Soooooooo... is the show any good? Well, it managed to get three seasons, which is pretty impressive for a "lesser-known" cartoon. Most of the reviews of the show that I've seen on IMDB were positive (I only saw two negative ones). And clearly somebody who worked on Pinky and the Brain liked the show, seeing as one of the Street Sharks (specifically, a miscolored Jet) made a cameo in one episode. On the flip side, Robot Chicken did a less than flattering spoof of the show, but I guess that's par for the course.

Today, we'll be watching an episode of Street Sharks and see which side I fall on. Ready? Good! In today's edition of "Let's Watch This", let's watch the ninth episode, "Road Shark".

The episode begins with the sharks and their friend, killer whale mutant Moby Lick (I don't know who does his voice), playing video games. Jab wins one, then proceeds to shout "Jawsome!", which I guess is the sharks' equivalent of "Turtle power!". As it turns out, the games were invented by the sharks' friend Bends (Jim Hoggart), who then proceeds to show them this cool car that he invented. "Check out these wheels! Far-out, dude!" Moby Lick exclaims.

This is admittedly a small thing, but wouldn't calling the whale mutant "Moby Lick" make more sense if he were a WHITE whale mutant? I haven't read Moby Dick, but I'm pretty sure he wasn't an orca.

Then again, I'm pretty sure he wasn't a mutant either, so...

Ripster hops aboard his motorcycle and challenges Moby to a race. This results in about a minute of them racing around an abandoned stadium while the other sharks cheer them on. Not much to say about it.

Where's your helmet, Ripster?! Riding a motorcycle without a helmet is DANGEROUS!

Eventually they wind up running afoul of an oil slick. Moby winds up flying out of the stadium and Ripster is stuck slipping and sliding around. Meanwhile, some dude in a helicopter starts acting like a sports commentator. "Here comes the BIG ONE!" Slammu shouts (yeah, there are a lot of one-liners in this show) before slamming his fists onto the ground, which causes an earthquake which in turn causes Ripster to go flying off the motorcycle, but fortunately the other sharks catch him.

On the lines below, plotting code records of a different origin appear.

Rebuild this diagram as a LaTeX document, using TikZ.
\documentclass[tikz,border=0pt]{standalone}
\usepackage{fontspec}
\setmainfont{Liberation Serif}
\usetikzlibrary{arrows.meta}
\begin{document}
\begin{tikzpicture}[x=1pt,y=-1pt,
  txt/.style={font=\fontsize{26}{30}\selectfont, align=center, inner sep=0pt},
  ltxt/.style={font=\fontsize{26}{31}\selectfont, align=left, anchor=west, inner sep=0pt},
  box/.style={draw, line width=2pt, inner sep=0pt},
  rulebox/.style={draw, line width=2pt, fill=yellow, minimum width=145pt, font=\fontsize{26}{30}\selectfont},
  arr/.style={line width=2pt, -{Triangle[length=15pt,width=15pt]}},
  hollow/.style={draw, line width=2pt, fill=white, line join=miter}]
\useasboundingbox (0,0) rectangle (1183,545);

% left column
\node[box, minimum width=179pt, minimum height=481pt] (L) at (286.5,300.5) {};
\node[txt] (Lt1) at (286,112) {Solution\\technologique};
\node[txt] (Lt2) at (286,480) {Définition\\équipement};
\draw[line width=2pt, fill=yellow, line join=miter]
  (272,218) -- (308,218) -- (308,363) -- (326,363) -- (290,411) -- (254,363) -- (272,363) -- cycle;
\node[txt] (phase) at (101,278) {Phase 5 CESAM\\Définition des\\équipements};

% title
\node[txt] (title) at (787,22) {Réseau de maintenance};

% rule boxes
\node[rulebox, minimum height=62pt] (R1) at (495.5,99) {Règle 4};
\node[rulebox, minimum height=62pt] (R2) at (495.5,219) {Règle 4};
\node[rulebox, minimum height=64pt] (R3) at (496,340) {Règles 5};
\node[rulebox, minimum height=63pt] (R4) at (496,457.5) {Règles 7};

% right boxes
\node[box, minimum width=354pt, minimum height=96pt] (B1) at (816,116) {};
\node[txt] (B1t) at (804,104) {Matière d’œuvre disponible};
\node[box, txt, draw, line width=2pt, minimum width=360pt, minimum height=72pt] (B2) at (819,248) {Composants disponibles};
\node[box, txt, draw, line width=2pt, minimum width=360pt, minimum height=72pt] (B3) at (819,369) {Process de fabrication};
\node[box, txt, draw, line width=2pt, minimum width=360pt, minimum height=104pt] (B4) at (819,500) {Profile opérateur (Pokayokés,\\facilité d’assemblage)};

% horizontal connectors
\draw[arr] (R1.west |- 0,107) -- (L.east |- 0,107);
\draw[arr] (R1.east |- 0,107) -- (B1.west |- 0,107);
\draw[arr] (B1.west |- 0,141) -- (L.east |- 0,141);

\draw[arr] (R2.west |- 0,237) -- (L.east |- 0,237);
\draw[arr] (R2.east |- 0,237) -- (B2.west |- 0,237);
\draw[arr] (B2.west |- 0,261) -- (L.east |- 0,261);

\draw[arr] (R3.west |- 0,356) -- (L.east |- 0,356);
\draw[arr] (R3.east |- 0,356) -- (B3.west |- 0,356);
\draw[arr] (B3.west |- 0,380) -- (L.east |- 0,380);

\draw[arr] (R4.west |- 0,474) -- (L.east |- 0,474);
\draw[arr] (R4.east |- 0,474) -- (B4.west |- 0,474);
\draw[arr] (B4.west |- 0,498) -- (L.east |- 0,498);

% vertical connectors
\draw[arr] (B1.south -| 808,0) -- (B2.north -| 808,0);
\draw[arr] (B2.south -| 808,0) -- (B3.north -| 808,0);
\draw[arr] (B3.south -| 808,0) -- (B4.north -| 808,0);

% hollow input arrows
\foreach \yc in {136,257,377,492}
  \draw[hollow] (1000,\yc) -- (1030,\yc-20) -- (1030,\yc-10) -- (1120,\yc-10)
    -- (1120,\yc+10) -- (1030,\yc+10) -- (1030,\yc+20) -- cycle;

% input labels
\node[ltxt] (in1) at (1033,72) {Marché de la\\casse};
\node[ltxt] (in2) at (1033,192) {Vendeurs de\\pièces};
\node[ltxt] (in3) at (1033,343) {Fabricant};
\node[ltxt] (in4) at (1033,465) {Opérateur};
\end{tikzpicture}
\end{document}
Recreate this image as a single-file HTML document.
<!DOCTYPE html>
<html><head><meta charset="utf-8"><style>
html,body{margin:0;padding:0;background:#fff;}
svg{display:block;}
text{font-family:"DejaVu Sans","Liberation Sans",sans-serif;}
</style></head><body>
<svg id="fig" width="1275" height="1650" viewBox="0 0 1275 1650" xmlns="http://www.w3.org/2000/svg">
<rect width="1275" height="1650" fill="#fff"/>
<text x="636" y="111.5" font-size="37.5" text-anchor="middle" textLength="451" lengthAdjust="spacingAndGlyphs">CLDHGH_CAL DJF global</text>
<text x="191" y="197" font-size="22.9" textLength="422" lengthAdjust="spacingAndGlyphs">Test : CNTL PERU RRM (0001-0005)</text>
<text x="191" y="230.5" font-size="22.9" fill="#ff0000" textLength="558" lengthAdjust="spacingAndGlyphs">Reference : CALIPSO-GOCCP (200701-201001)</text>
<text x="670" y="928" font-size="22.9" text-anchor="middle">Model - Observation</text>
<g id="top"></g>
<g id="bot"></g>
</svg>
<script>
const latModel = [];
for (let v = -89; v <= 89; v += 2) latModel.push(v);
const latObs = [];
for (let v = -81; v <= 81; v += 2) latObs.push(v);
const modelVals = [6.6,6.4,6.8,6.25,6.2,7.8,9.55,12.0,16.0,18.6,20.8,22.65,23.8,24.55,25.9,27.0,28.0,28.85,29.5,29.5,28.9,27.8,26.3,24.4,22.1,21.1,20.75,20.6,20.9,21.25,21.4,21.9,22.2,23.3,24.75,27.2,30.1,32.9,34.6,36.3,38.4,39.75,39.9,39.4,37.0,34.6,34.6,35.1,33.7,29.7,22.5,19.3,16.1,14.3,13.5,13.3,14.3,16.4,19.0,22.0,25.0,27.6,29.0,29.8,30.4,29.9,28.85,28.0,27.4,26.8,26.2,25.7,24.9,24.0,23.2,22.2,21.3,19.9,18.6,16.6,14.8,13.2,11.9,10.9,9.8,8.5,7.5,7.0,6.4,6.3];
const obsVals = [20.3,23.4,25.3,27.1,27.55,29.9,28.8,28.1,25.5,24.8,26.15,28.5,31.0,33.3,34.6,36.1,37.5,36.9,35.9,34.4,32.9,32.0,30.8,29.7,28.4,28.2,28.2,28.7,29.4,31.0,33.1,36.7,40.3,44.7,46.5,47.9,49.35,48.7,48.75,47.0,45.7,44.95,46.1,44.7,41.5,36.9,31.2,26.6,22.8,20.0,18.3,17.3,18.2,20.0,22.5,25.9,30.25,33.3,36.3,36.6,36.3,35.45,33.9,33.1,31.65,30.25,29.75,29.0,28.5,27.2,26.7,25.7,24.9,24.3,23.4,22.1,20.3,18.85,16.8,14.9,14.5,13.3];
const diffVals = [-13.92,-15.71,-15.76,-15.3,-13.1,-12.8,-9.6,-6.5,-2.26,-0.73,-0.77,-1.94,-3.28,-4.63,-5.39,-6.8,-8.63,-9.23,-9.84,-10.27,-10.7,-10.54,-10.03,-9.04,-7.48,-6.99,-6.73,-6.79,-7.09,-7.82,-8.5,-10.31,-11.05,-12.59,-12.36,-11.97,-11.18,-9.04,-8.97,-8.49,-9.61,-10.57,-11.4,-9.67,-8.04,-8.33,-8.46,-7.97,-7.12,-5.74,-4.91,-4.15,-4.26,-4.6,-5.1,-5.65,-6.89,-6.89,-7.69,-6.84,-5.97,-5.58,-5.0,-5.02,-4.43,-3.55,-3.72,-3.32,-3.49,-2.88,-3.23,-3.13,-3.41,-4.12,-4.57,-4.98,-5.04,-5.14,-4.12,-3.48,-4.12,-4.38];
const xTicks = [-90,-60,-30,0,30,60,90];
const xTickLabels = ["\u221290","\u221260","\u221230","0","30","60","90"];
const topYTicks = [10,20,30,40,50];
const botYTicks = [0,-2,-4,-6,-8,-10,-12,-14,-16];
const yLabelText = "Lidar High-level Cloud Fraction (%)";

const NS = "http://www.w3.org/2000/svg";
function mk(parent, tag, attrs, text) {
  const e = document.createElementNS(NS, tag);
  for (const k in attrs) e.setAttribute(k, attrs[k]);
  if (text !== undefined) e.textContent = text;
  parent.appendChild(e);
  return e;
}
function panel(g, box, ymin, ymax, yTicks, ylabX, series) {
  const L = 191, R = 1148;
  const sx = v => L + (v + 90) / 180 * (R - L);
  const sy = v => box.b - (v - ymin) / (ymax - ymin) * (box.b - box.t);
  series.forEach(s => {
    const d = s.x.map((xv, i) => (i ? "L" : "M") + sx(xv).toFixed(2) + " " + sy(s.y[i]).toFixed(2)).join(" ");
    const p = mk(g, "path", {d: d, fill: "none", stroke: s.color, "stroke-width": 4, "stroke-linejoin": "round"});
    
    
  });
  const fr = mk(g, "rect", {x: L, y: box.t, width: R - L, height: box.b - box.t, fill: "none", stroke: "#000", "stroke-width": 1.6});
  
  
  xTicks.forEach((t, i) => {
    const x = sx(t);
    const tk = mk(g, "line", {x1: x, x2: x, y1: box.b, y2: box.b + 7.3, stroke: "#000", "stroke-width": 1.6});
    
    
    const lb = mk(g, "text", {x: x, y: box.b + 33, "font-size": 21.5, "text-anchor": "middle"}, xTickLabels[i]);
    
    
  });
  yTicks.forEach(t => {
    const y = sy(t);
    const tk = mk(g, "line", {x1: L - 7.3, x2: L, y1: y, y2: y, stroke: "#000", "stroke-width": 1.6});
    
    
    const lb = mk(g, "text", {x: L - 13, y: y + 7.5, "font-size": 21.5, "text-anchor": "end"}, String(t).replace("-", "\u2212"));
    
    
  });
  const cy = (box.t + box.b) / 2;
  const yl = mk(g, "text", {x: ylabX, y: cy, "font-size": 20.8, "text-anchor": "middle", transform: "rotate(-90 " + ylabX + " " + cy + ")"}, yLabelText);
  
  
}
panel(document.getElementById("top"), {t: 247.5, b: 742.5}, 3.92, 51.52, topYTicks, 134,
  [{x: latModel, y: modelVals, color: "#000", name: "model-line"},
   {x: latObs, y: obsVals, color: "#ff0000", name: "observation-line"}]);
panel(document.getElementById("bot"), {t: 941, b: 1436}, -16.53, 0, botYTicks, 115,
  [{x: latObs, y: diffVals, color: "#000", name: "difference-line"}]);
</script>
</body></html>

"Hey, dudes, isn't it kind of weird that we wear pants but don't bother to put on shirts?"

"Heeeeeeeeey, how'd you like my dismount, fellow Finsters?" Ripster asks the others. Apparently "Finsters" is what the sharks call themselves, but it just put this mental image in my head:

Bends saves Moby from crashing into a power plant, but his car isn't so lucky. The power plant explodes, no doubt plunging the entire city into a blackout because that's the way it usually works in cartoons. Once that's over, Bends shows Ripster a new motorcycle that he invented. It's apparently able to leap the Grand Canyon in a single bound. In response, Ripster spouts a bunch of 1990s slang, culminating in "FIN-TASTIC!"

"Fish are friends, NOT FOOD!"

But that's not all - Bends reveals that his video games actually transform into vehicles! The sharks then proceed to start throwing things at Streex just because he made a quip that his fin looks "jawsome". What the heck, guys? He understandably announces that he's outta there and leaves to go do some rollerblading in the sewers.

Meanwhile, at the evil lair of the evil Dr. Luther Paradigm, said evil doctor is telling his henchmen about this latest evil plan because he's evil. "Divide and conquer! That, my subservient seviants, is how we'll do it!" he boasts.

It's probably just the bulky suit, but... is it me, or is this guy's head about five sizes
too small for his body?

Here are said henchmen. The drill-nosed fish mutant guy's name is Slash (Terry Berner), and the giant crustacean dude's name is Slobster (D. Kevin Williams). Methinks that they're basically the Bebop and Rocksteady of the show. Why does Slash have a drill for a nose? Is there a rare drill-nosed fish that I don't know about?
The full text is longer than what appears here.